Routledge, London/New York , London, 2026
This book investigates the untold story of how private Japanese entrepreneurs shaped the country’s postwar Middle East diplomacy through independent oil ventures. Moving beyond traditional narratives that focus solely on state-led resource security, it highlights the role of “national oil capital”, specifically the activities of business leaders Idemitsu Sazō, Yamashita Tarō, Tanaka Seigen and Sugimoto Shigeru.
Tracing Japan’s re-engagement with the Islamic world from the 1950s through to the 1973 Oil Crisis, the book reveals how these entrepreneurs, driven by a unique blend of prewar Pan-Asianist ideology and anti-Western resource nationalism, forged direct energy ties with Iran, Saudi Arabia, Kuwait and Abu Dhabi.

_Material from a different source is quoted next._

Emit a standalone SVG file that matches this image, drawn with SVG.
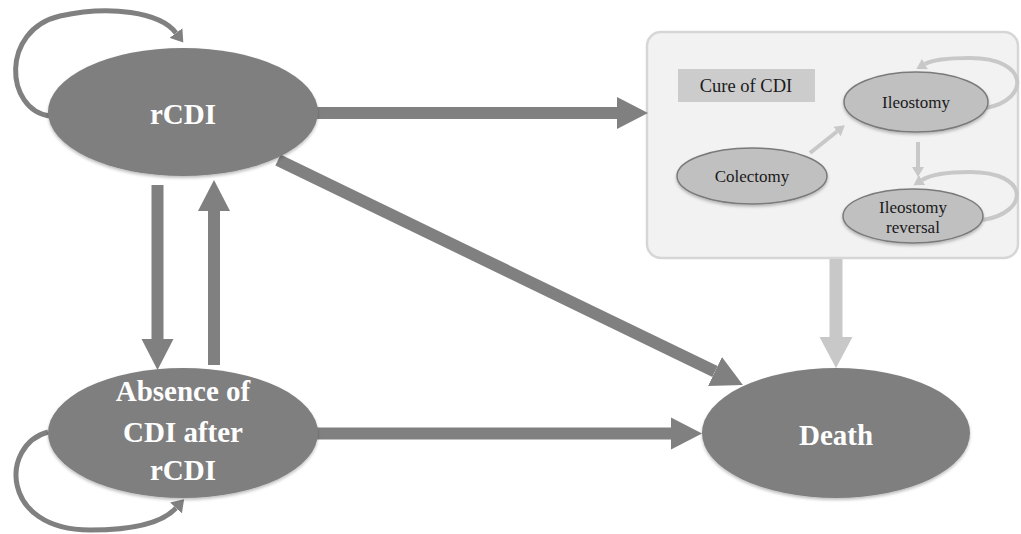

By analyzing rare primary sources, including the Tanaka Seigen documents and corporate archives, the book demonstrates that these non-state actors did not merely secure oil; they reconstructed Japan’s geopolitical identity, acting as an informal bridge between the Japanese state and the rising nationalism of the Middle East.
Drawing on Japanese, English, and Turkish sources, the book challenges dominant narratives of Japan’s passivity in the Islamic world and offers a compelling reinterpretation of the post-war international order from a non-Western perspective. As such, this is a timely contribution to the fields of international history, Asian studies, Middle Eastern studies, and energy geopolitics.